PROBLEM REQUIREMENTS: Copy every entry word for word, but skip the pictures.

DATA SUPPLIED:
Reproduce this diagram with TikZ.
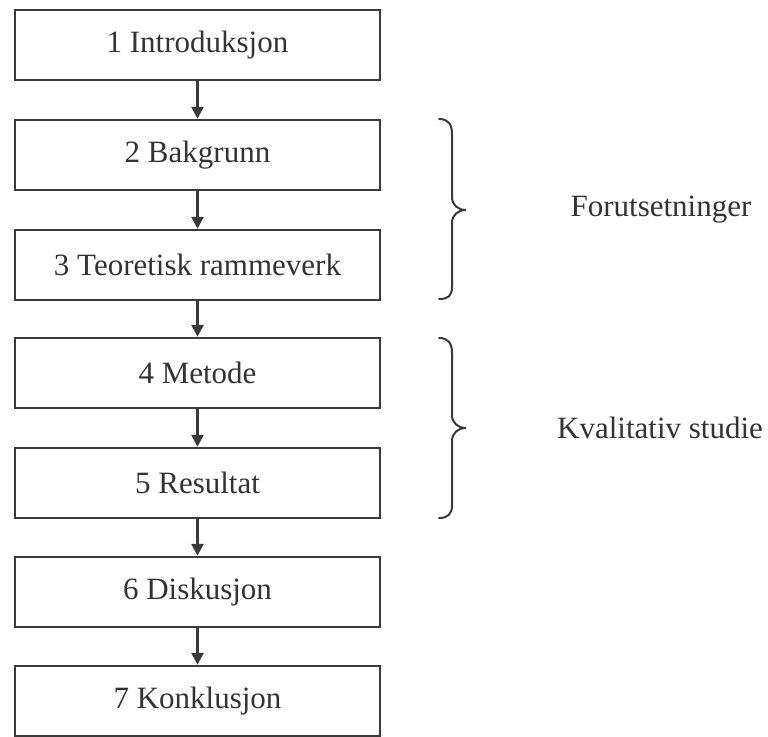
\documentclass[tikz,border=0pt]{standalone}
\usepackage{fontspec}
\setmainfont{Liberation Serif}
\usetikzlibrary{arrows.meta}
\definecolor{ink}{HTML}{3A3A3A}
\definecolor{txt}{HTML}{333333}
\begin{document}
\begin{tikzpicture}[x=1pt,y=-1pt,
  chapter/.style={draw=ink, line width=2.4pt, minimum width=365pt, minimum height=70pt,
    inner sep=0pt, text=txt, font=\fontsize{31}{36}\selectfont},
  flow/.style={draw=ink, line width=2.6pt, -{Triangle[length=12pt,width=12pt]}},
  bracepath/.style={draw=ink, line width=2pt, line cap=round},
  grouplabel/.style={text=txt, font=\fontsize{31}{36}\selectfont}]
\useasboundingbox (0,0) rectangle (768,736);
\node[chapter] (c1) at (197.5,45)  {1 Introduksjon};
\node[chapter] (c2) at (197.5,155) {2 Bakgrunn};
\node[chapter] (c3) at (197.5,265) {3 Teoretisk rammeverk};
\node[chapter] (c4) at (197.5,373) {4 Metode};
\node[chapter] (c5) at (197.5,483) {5 Resultat};
\node[chapter] (c6) at (197.5,592) {6 Diskusjon};
\node[chapter] (c7) at (197.5,701) {7 Konklusjon};
\foreach \a/\b in {c1/c2,c2/c3,c3/c4,c4/c5,c5/c6,c6/c7}
  \draw[flow] (\a.south) -- (\b.north);
% curly braces grouping the chapters
\draw[bracepath] (439,119) .. controls (448,119) and (452,124) .. (452,134)
  -- (452,197) .. controls (452,205) and (458,210) .. (466,210)
  .. controls (458,210) and (452,215) .. (452,223)
  -- (452,287) .. controls (452,296) and (448,299) .. (439,299);
\draw[bracepath] (439,338) .. controls (448,338) and (452,343) .. (452,353)
  -- (452,415) .. controls (452,423) and (458,428) .. (466,428)
  .. controls (458,428) and (452,433) .. (452,441)
  -- (452,505) .. controls (452,514) and (448,518) .. (439,518);
\node[grouplabel] (g1) at (661,210) {Forutsetninger};
\node[grouplabel] (g2) at (660,428) {Kvalitativ studie};
\end{tikzpicture}
\end{document}
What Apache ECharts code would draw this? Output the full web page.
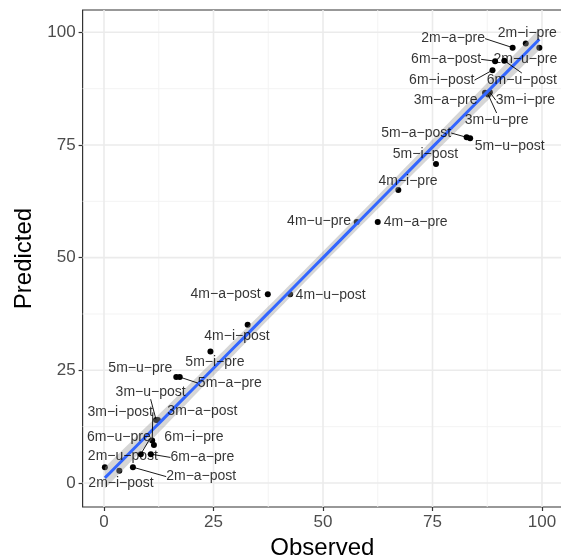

RESULT OF THIS TASK:
Reproduce this diagram with TikZ.
\documentclass[tikz,border=0pt]{standalone}
\usepackage{fontspec}
\setmainfont{Liberation Serif}
\usetikzlibrary{arrows.meta}
\definecolor{ink}{HTML}{3A3A3A}
\definecolor{txt}{HTML}{333333}
\begin{document}
\begin{tikzpicture}[x=1pt,y=-1pt,
  chapter/.style={draw=ink, line width=2.4pt, minimum width=365pt, minimum height=70pt,
    inner sep=0pt, text=txt, font=\fontsize{31}{36}\selectfont},
  flow/.style={draw=ink, line width=2.6pt, -{Triangle[length=12pt,width=12pt]}},
  bracepath/.style={draw=ink, line width=2pt, line cap=round},
  grouplabel/.style={text=txt, font=\fontsize{31}{36}\selectfont}]
\useasboundingbox (0,0) rectangle (768,736);
\node[chapter] (c1) at (197.5,45)  {1 Introduksjon};
\node[chapter] (c2) at (197.5,155) {2 Bakgrunn};
\node[chapter] (c3) at (197.5,265) {3 Teoretisk rammeverk};
\node[chapter] (c4) at (197.5,373) {4 Metode};
\node[chapter] (c5) at (197.5,483) {5 Resultat};
\node[chapter] (c6) at (197.5,592) {6 Diskusjon};
\node[chapter] (c7) at (197.5,701) {7 Konklusjon};
\foreach \a/\b in {c1/c2,c2/c3,c3/c4,c4/c5,c5/c6,c6/c7}
  \draw[flow] (\a.south) -- (\b.north);
% curly braces grouping the chapters
\draw[bracepath] (439,119) .. controls (448,119) and (452,124) .. (452,134)
  -- (452,197) .. controls (452,205) and (458,210) .. (466,210)
  .. controls (458,210) and (452,215) .. (452,223)
  -- (452,287) .. controls (452,296) and (448,299) .. (439,299);
\draw[bracepath] (439,338) .. controls (448,338) and (452,343) .. (452,353)
  -- (452,415) .. controls (452,423) and (458,428) .. (466,428)
  .. controls (458,428) and (452,433) .. (452,441)
  -- (452,505) .. controls (452,514) and (448,518) .. (439,518);
\node[grouplabel] (g1) at (661,210) {Forutsetninger};
\node[grouplabel] (g2) at (660,428) {Kvalitativ studie};
\end{tikzpicture}
\end{document}
What Apache ECharts code would draw this? Output the full web page.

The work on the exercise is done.